Copy the first line of the entries below and every line after it through the line containing "from matplotlib.patches import Rectangle". Do not include pictures.

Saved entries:
------------------------------------------------
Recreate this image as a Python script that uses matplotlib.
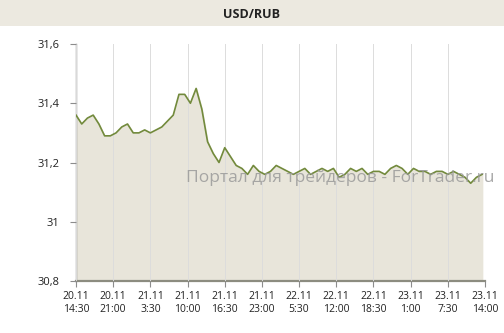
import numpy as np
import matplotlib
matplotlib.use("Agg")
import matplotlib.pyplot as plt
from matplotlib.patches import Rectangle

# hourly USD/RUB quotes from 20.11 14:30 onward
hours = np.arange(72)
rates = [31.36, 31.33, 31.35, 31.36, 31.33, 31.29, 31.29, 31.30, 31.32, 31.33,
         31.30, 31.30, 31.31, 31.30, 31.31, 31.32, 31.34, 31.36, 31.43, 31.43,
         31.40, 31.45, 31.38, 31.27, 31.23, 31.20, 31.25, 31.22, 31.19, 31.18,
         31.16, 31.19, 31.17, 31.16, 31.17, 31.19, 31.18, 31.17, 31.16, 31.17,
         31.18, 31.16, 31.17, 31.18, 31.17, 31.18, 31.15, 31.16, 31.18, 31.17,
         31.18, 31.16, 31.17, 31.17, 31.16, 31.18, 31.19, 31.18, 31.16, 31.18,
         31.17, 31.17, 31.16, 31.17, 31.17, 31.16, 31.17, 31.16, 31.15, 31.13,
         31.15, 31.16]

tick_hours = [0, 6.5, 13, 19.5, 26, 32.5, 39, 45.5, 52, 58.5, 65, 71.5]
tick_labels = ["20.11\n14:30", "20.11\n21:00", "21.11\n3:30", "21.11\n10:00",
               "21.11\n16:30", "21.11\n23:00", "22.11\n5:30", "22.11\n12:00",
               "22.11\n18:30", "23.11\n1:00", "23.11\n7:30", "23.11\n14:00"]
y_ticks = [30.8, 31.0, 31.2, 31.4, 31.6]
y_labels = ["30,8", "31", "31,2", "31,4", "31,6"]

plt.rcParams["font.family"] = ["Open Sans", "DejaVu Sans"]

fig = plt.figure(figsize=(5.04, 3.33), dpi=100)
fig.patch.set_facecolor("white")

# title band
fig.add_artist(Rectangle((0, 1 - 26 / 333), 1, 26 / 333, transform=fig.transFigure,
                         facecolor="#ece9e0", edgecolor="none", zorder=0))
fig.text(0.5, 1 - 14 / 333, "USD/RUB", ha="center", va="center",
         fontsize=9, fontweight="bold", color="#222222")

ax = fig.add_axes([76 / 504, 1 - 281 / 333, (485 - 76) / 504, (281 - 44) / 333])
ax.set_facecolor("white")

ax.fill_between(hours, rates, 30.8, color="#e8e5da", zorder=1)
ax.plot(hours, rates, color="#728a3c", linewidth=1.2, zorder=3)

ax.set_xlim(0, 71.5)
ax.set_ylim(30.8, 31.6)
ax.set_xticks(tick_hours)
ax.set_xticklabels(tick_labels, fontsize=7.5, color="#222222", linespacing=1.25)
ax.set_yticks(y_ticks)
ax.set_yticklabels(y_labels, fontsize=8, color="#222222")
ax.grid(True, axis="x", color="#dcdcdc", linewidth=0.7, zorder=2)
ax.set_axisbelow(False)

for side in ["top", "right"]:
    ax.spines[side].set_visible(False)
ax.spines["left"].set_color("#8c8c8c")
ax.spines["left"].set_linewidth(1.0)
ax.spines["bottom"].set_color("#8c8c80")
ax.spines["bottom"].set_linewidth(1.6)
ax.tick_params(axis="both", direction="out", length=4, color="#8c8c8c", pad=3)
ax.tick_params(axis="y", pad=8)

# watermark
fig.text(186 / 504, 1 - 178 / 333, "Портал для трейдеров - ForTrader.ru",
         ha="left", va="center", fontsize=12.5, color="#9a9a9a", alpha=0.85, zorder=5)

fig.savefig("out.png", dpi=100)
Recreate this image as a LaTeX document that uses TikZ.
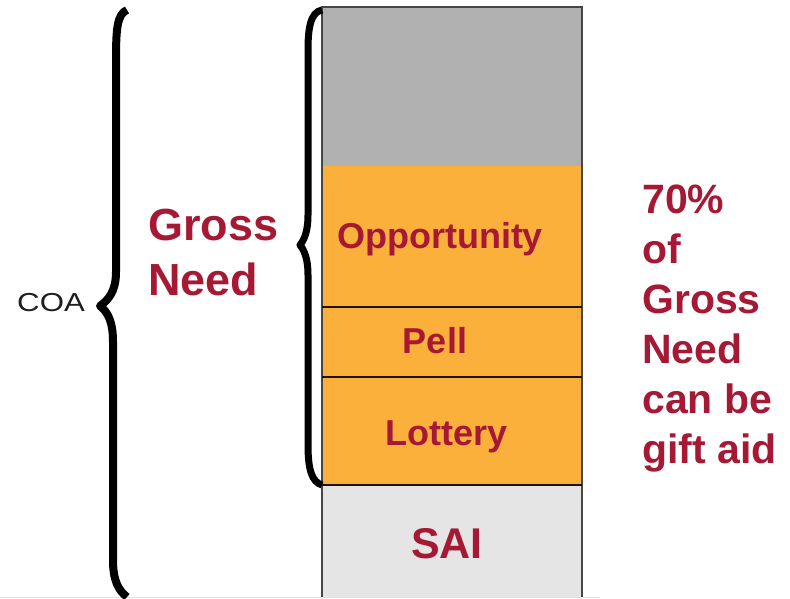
------------------------------------------------
**Worked answer:**
Recreate this image as a Python script that uses matplotlib.
import numpy as np
import matplotlib
matplotlib.use("Agg")
import matplotlib.pyplot as plt
from matplotlib.patches import Rectangle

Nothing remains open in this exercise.